# The request:
Extract every line that contains the word "this".

---

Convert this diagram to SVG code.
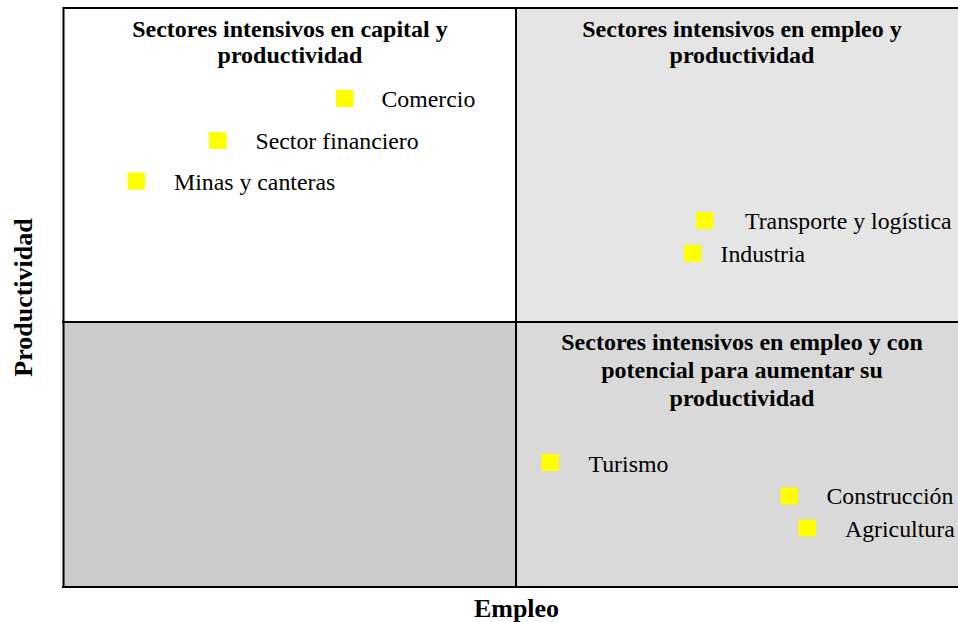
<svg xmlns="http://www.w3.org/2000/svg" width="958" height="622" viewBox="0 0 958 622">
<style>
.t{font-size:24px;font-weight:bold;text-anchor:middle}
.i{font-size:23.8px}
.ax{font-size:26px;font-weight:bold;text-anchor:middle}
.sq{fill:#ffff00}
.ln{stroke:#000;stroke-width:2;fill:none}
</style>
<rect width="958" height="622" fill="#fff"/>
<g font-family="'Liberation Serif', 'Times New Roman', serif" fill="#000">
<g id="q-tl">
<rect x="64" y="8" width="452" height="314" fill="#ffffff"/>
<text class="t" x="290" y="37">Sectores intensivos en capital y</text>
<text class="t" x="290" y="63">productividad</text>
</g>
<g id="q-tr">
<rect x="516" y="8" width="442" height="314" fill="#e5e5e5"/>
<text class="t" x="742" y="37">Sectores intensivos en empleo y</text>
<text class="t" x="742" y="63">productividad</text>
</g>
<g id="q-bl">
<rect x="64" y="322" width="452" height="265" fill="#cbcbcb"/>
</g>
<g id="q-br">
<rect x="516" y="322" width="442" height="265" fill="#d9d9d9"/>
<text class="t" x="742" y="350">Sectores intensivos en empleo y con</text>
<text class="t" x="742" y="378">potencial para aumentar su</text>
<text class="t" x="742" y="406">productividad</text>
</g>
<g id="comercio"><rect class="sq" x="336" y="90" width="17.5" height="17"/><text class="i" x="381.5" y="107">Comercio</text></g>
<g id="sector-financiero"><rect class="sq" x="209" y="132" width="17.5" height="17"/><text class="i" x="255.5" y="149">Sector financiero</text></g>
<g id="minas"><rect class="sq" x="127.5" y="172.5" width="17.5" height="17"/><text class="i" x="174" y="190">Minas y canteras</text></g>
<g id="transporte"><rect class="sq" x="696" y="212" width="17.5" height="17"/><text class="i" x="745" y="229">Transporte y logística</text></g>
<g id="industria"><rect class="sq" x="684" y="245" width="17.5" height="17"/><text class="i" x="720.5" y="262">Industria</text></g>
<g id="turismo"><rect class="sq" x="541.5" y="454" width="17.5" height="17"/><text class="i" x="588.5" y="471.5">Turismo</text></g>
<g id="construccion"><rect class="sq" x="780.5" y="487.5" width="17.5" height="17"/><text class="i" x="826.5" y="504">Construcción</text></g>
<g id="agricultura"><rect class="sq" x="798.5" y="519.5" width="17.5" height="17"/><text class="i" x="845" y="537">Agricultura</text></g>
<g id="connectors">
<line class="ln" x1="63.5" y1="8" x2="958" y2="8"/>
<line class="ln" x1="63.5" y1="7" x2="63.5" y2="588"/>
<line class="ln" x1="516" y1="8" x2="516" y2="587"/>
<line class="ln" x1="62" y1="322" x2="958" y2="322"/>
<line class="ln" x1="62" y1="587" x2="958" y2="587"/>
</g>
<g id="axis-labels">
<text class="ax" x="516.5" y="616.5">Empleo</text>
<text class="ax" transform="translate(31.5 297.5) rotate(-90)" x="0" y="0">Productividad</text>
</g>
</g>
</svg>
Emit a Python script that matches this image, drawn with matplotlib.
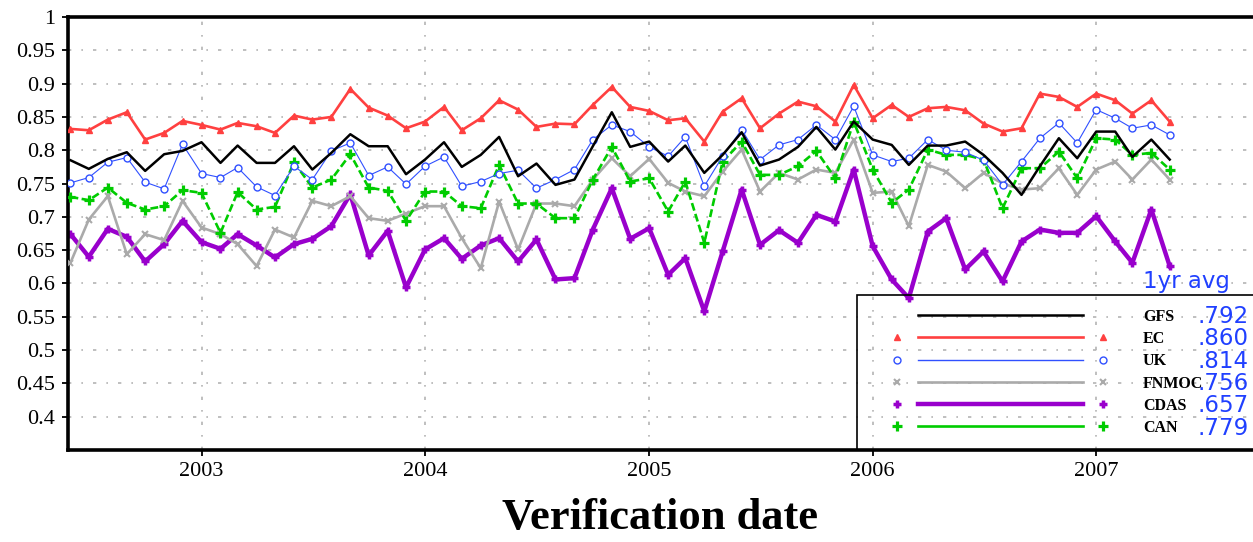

---

# The response:
Convert this diagram to SVG code.
Emit a Python script that matches this image, drawn with matplotlib.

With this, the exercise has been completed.